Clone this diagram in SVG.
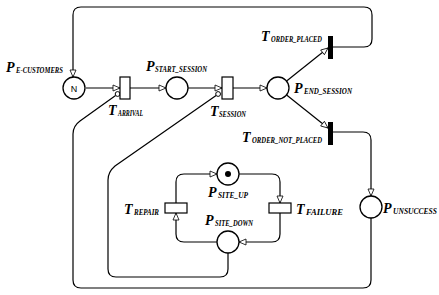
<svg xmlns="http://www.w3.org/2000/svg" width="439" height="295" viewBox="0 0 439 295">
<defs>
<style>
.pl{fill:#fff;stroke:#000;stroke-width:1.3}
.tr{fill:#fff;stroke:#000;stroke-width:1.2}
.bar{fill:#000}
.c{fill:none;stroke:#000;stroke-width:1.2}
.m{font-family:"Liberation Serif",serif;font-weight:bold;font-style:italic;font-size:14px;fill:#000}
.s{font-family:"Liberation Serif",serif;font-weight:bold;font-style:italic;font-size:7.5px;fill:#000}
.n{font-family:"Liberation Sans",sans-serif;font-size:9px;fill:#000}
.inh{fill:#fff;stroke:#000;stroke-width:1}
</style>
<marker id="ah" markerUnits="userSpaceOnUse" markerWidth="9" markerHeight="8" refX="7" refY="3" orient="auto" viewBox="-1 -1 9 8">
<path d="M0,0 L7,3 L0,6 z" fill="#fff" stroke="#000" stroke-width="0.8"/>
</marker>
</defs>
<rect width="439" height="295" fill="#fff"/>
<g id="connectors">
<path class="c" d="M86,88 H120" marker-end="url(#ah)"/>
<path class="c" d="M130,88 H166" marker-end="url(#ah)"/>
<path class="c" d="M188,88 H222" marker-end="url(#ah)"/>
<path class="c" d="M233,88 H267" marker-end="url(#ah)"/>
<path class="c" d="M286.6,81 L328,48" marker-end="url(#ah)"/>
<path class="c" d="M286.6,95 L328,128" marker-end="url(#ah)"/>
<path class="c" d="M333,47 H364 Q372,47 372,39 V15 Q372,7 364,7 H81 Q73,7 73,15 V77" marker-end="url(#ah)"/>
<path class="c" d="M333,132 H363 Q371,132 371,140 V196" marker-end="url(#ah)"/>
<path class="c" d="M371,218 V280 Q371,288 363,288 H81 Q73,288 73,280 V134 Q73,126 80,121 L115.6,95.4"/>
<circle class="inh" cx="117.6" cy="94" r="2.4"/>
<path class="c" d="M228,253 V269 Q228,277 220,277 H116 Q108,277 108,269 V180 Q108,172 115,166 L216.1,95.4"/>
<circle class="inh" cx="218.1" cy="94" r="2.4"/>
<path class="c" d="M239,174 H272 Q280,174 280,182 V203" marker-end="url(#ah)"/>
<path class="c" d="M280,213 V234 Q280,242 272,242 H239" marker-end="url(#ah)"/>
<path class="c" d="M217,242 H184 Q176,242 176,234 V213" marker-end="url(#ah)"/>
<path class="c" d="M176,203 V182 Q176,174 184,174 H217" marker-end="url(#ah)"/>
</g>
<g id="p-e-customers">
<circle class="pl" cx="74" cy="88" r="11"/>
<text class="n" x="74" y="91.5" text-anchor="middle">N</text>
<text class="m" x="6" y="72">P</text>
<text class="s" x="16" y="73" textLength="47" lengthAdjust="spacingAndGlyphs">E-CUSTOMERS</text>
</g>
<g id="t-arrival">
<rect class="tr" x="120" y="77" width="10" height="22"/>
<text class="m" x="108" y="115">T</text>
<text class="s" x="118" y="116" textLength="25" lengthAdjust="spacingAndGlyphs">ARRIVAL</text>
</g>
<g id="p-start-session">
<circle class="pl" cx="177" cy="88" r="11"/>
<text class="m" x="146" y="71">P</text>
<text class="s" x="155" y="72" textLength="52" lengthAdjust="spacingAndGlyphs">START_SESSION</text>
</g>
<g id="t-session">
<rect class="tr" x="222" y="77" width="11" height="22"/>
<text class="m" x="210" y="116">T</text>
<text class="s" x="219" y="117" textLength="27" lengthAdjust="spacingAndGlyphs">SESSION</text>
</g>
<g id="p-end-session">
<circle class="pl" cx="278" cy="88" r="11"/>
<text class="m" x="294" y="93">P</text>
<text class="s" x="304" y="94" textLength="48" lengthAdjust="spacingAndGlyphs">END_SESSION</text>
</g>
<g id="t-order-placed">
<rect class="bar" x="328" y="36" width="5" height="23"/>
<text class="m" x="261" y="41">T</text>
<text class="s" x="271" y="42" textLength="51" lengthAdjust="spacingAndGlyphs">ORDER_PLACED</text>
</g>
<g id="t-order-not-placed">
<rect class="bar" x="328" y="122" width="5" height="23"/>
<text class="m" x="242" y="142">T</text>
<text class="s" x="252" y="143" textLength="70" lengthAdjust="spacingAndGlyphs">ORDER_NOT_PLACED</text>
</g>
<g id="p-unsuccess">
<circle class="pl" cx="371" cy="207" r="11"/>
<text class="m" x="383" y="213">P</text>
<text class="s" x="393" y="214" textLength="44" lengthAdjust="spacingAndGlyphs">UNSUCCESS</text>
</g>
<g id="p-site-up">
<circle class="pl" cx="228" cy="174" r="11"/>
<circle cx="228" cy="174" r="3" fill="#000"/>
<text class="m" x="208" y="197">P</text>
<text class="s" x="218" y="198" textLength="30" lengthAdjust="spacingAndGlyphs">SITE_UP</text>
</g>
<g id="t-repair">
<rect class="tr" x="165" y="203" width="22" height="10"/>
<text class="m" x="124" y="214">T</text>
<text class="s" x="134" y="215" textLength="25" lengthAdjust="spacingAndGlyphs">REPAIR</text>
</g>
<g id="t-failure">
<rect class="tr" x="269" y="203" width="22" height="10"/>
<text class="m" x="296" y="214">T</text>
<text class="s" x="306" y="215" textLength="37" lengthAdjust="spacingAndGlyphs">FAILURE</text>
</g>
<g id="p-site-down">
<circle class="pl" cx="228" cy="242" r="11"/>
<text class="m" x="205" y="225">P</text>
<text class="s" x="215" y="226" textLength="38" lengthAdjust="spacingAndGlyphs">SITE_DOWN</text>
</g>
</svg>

* [STATED PROBLEM] Send back the data above word for word, with the pictures left out.

* [SOLUTION FOR THIS TASK]
Clone this diagram in SVG.
<svg xmlns="http://www.w3.org/2000/svg" width="439" height="295" viewBox="0 0 439 295">
<defs>
<style>
.pl{fill:#fff;stroke:#000;stroke-width:1.3}
.tr{fill:#fff;stroke:#000;stroke-width:1.2}
.bar{fill:#000}
.c{fill:none;stroke:#000;stroke-width:1.2}
.m{font-family:"Liberation Serif",serif;font-weight:bold;font-style:italic;font-size:14px;fill:#000}
.s{font-family:"Liberation Serif",serif;font-weight:bold;font-style:italic;font-size:7.5px;fill:#000}
.n{font-family:"Liberation Sans",sans-serif;font-size:9px;fill:#000}
.inh{fill:#fff;stroke:#000;stroke-width:1}
</style>
<marker id="ah" markerUnits="userSpaceOnUse" markerWidth="9" markerHeight="8" refX="7" refY="3" orient="auto" viewBox="-1 -1 9 8">
<path d="M0,0 L7,3 L0,6 z" fill="#fff" stroke="#000" stroke-width="0.8"/>
</marker>
</defs>
<rect width="439" height="295" fill="#fff"/>
<g id="connectors">
<path class="c" d="M86,88 H120" marker-end="url(#ah)"/>
<path class="c" d="M130,88 H166" marker-end="url(#ah)"/>
<path class="c" d="M188,88 H222" marker-end="url(#ah)"/>
<path class="c" d="M233,88 H267" marker-end="url(#ah)"/>
<path class="c" d="M286.6,81 L328,48" marker-end="url(#ah)"/>
<path class="c" d="M286.6,95 L328,128" marker-end="url(#ah)"/>
<path class="c" d="M333,47 H364 Q372,47 372,39 V15 Q372,7 364,7 H81 Q73,7 73,15 V77" marker-end="url(#ah)"/>
<path class="c" d="M333,132 H363 Q371,132 371,140 V196" marker-end="url(#ah)"/>
<path class="c" d="M371,218 V280 Q371,288 363,288 H81 Q73,288 73,280 V134 Q73,126 80,121 L115.6,95.4"/>
<circle class="inh" cx="117.6" cy="94" r="2.4"/>
<path class="c" d="M228,253 V269 Q228,277 220,277 H116 Q108,277 108,269 V180 Q108,172 115,166 L216.1,95.4"/>
<circle class="inh" cx="218.1" cy="94" r="2.4"/>
<path class="c" d="M239,174 H272 Q280,174 280,182 V203" marker-end="url(#ah)"/>
<path class="c" d="M280,213 V234 Q280,242 272,242 H239" marker-end="url(#ah)"/>
<path class="c" d="M217,242 H184 Q176,242 176,234 V213" marker-end="url(#ah)"/>
<path class="c" d="M176,203 V182 Q176,174 184,174 H217" marker-end="url(#ah)"/>
</g>
<g id="p-e-customers">
<circle class="pl" cx="74" cy="88" r="11"/>
<text class="n" x="74" y="91.5" text-anchor="middle">N</text>
<text class="m" x="6" y="72">P</text>
<text class="s" x="16" y="73" textLength="47" lengthAdjust="spacingAndGlyphs">E-CUSTOMERS</text>
</g>
<g id="t-arrival">
<rect class="tr" x="120" y="77" width="10" height="22"/>
<text class="m" x="108" y="115">T</text>
<text class="s" x="118" y="116" textLength="25" lengthAdjust="spacingAndGlyphs">ARRIVAL</text>
</g>
<g id="p-start-session">
<circle class="pl" cx="177" cy="88" r="11"/>
<text class="m" x="146" y="71">P</text>
<text class="s" x="155" y="72" textLength="52" lengthAdjust="spacingAndGlyphs">START_SESSION</text>
</g>
<g id="t-session">
<rect class="tr" x="222" y="77" width="11" height="22"/>
<text class="m" x="210" y="116">T</text>
<text class="s" x="219" y="117" textLength="27" lengthAdjust="spacingAndGlyphs">SESSION</text>
</g>
<g id="p-end-session">
<circle class="pl" cx="278" cy="88" r="11"/>
<text class="m" x="294" y="93">P</text>
<text class="s" x="304" y="94" textLength="48" lengthAdjust="spacingAndGlyphs">END_SESSION</text>
</g>
<g id="t-order-placed">
<rect class="bar" x="328" y="36" width="5" height="23"/>
<text class="m" x="261" y="41">T</text>
<text class="s" x="271" y="42" textLength="51" lengthAdjust="spacingAndGlyphs">ORDER_PLACED</text>
</g>
<g id="t-order-not-placed">
<rect class="bar" x="328" y="122" width="5" height="23"/>
<text class="m" x="242" y="142">T</text>
<text class="s" x="252" y="143" textLength="70" lengthAdjust="spacingAndGlyphs">ORDER_NOT_PLACED</text>
</g>
<g id="p-unsuccess">
<circle class="pl" cx="371" cy="207" r="11"/>
<text class="m" x="383" y="213">P</text>
<text class="s" x="393" y="214" textLength="44" lengthAdjust="spacingAndGlyphs">UNSUCCESS</text>
</g>
<g id="p-site-up">
<circle class="pl" cx="228" cy="174" r="11"/>
<circle cx="228" cy="174" r="3" fill="#000"/>
<text class="m" x="208" y="197">P</text>
<text class="s" x="218" y="198" textLength="30" lengthAdjust="spacingAndGlyphs">SITE_UP</text>
</g>
<g id="t-repair">
<rect class="tr" x="165" y="203" width="22" height="10"/>
<text class="m" x="124" y="214">T</text>
<text class="s" x="134" y="215" textLength="25" lengthAdjust="spacingAndGlyphs">REPAIR</text>
</g>
<g id="t-failure">
<rect class="tr" x="269" y="203" width="22" height="10"/>
<text class="m" x="296" y="214">T</text>
<text class="s" x="306" y="215" textLength="37" lengthAdjust="spacingAndGlyphs">FAILURE</text>
</g>
<g id="p-site-down">
<circle class="pl" cx="228" cy="242" r="11"/>
<text class="m" x="205" y="225">P</text>
<text class="s" x="215" y="226" textLength="38" lengthAdjust="spacingAndGlyphs">SITE_DOWN</text>
</g>
</svg>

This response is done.